I humbly submit we should closely look at and study the kata and techniques of our teachers, all the while painting something new with our own understanding of the glorious flow that is aiki. Aiki is not something that can be copied. It must be created.
I don't know of many people who would disagree with the evolving shape of martial arts. The key word in there being "art". If it did not shape and change with the practicioner or with the age in which it was studied, then it would be all martial and no art.
ReplyDeleteI can see how studious dedication could enable some people to replicate techniques in a very similar (perhaps almost exactly) manner to those who preceeded them. However, down the line there would likely still be deviation - as we are not all perfect students nor perfect teachers.
And aikido is such a fluid thing, capable of changing so drastically based on situation and perspective. There are techniques which I have learned, only to find that someone has improved upon it a few months later.

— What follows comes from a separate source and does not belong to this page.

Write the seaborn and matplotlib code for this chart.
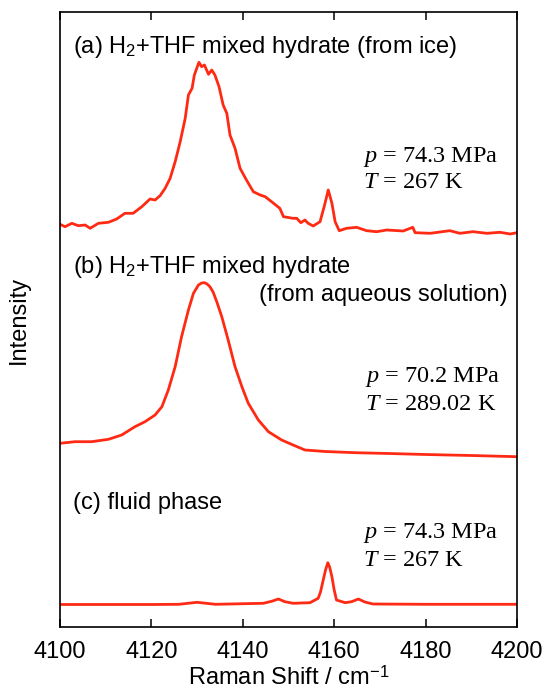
import matplotlib
matplotlib.use("Agg")
import matplotlib.pyplot as plt
import seaborn as sns
import pandas as pd

# ---- data (Raman shift in cm^-1, intensity in arbitrary plotted units, spectra stacked) ----
a_x = [4100.0, 4101.1, 4102.6, 4104.0, 4105.5, 4106.6, 4108.4, 4110.6, 4112.4, 4114.2,
       4116.0, 4117.9, 4119.7, 4120.8, 4121.9, 4123.0, 4124.1, 4125.2, 4126.3, 4127.4,
       4128.1, 4128.9, 4129.4, 4130.4, 4131.0, 4131.6, 4132.5, 4133.2, 4133.9, 4134.8,
       4135.7, 4136.5, 4137.2, 4138.3, 4139.4, 4140.8, 4142.3, 4143.8, 4144.9, 4146.3,
       4148.1, 4148.9, 4151.0, 4151.8, 4152.7, 4153.6, 4154.3, 4155.4, 4156.9, 4157.8,
       4158.7, 4159.5, 4160.2, 4161.1, 4162.7, 4164.9, 4167.1, 4169.3, 4171.5, 4175.1,
       4177.2, 4177.7, 4181.0, 4185.3, 4187.5, 4190.4, 4193.4, 4196.3, 4198.5, 4200.0]
a_y = [402.7, 400.3, 403.7, 401.3, 402.0, 398.7, 403.7, 404.7, 408.0, 413.7,
       413.7, 420.3, 428.0, 427.0, 431.3, 438.7, 448.7, 465.3, 485.3, 508.7,
       532.0, 538.7, 552.0, 564.7, 560.3, 562.0, 552.7, 557.0, 552.0, 540.3,
       522.0, 513.7, 492.0, 478.7, 458.7, 447.0, 435.3, 432.0, 430.3, 425.3,
       418.7, 410.3, 408.7, 408.7, 404.3, 407.0, 403.7, 401.0, 405.3, 420.3,
       437.0, 423.7, 405.3, 396.3, 398.7, 399.7, 396.3, 395.3, 397.0, 396.0,
       399.7, 394.3, 393.7, 396.3, 393.7, 395.3, 393.7, 394.7, 393.0, 394.3]

b_x = [4100.0, 4103.3, 4106.9, 4110.6, 4113.5, 4116.4, 4118.6, 4120.8, 4122.3, 4123.7,
       4125.2, 4126.6, 4128.1, 4129.2, 4130.3, 4131.0, 4131.6, 4132.2, 4132.8, 4133.5,
       4134.3, 4135.4, 4136.8, 4138.3, 4139.8, 4141.2, 4143.4, 4145.6, 4148.5, 4151.0,
       4153.6, 4158.0, 4164.6, 4172.0, 4180.0, 4190.0, 4200.0]
b_y = [183.7, 185.3, 185.3, 187.7, 192.0, 200.3, 205.3, 212.0, 220.3, 237.0,
       260.3, 290.3, 317.0, 333.7, 342.0, 344.0, 344.3, 343.0, 340.3, 335.0,
       325.3, 310.3, 287.0, 260.3, 240.3, 223.7, 207.0, 195.3, 187.0, 182.0,
       177.0, 175.5, 174.3, 173.5, 172.5, 171.5, 170.3]

c_x = [4100.0, 4120.0, 4126.0, 4128.0, 4130.0, 4132.0, 4134.0, 4144.5, 4146.3, 4147.8,
       4149.2, 4151.0, 4154.7, 4156.5, 4157.0, 4157.6, 4158.1, 4158.6, 4159.0, 4159.5,
       4160.0, 4160.5, 4162.4, 4163.8, 4165.3, 4166.7, 4168.5, 4180.0, 4200.0]
c_y = [22.5, 22.5, 22.7, 23.7, 24.7, 23.7, 22.7, 23.7, 25.7, 28.0,
       25.3, 23.7, 24.3, 28.7, 35.0, 47.0, 57.0, 64.3, 60.0, 50.3,
       37.0, 27.0, 24.3, 25.3, 28.0, 25.0, 23.0, 22.7, 22.7]

x_ticks = [4100, 4120, 4140, 4160, 4180, 4200]

# ---- style ----
sns.set_theme(style="ticks")
plt.rcParams['font.family'] = ['Liberation Sans', 'DejaVu Sans']
plt.rcParams['text.color'] = 'black'
plt.rcParams['axes.labelcolor'] = 'black'
plt.rcParams['xtick.color'] = 'black'
plt.rcParams['mathtext.fontset'] = 'custom'
plt.rcParams['mathtext.sf'] = 'Liberation Sans'
plt.rcParams['mathtext.rm'] = 'Liberation Serif'
plt.rcParams['mathtext.it'] = 'Liberation Serif:italic'

LINE = '#ff2a14'
FS = 17

fig = plt.figure(figsize=(5.5, 6.91), dpi=100)
ax = fig.add_axes([60/550, 1-627/691, (517-60)/550, (627-12)/691])

for xs, ys in [(a_x, a_y), (b_x, b_y), (c_x, c_y)]:
    df = pd.DataFrame({'x': xs, 'y': ys})
    sns.lineplot(data=df, x='x', y='y', ax=ax, color=LINE, lw=2.0,
                 estimator=None, sort=False, legend=False)

ax.set_xlim(4100, 4200)
ax.set_ylim(0, 615)
ax.set_xticks(x_ticks)
ax.set_xticklabels([str(t) for t in x_ticks], fontsize=FS, color='black')
ax.set_yticks([])
ax.tick_params(axis='x', direction='in', length=6, width=1.1, top=True, bottom=True,
               pad=10, colors='black')
for s in ax.spines.values():
    s.set_linewidth(1.2)
    s.set_color('black')
    s.set_visible(True)

ax.set_xlabel(r'Raman Shift / cm$^{\mathsf{-1}}$', fontsize=FS, labelpad=2, color='black')
ax.set_ylabel('Intensity', fontsize=FS, labelpad=22, color='black')


def px(x, y, s, **kw):
    fig.text(x/550, 1-y/691, s, va='center', color='black', **kw)


px(73, 47, r'(a) H$_{\mathsf{2}}$+THF mixed hydrate (from ice)', fontsize=FS)
px(73, 267, r'(b) H$_{\mathsf{2}}$+THF mixed hydrate', fontsize=FS)
px(508, 295, '(from aqueous solution)', fontsize=FS, ha='right')
px(73, 503, '(c) fluid phase', fontsize=FS)

serif = dict(fontsize=FS + 0.5, family='Liberation Serif')
px(363, 157, r'$p$ = 74.3 MPa', **serif)
px(363, 183, r'$T$ = 267 K', **serif)
px(365, 377, r'$p$ = 70.2 MPa', **serif)
px(365, 405, r'$T$ = 289.02 K', **serif)
px(363, 533, r'$p$ = 74.3 MPa', **serif)
px(363, 560, r'$T$ = 267 K', **serif)

fig.savefig('out.png', dpi=100, facecolor='white')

A martial art is an art, and it changes with the times and the individual. I think that is part of the beauty of it. It is supposed to change.
I believe when someone masters an art, he can't help but recreate that as an expression of his own personality. He can freely use the exercises and tools handed down from the past, but through the lens of his own understanding. He can also freely create new tools and exercises which will fit seamlessly with what has been handed down.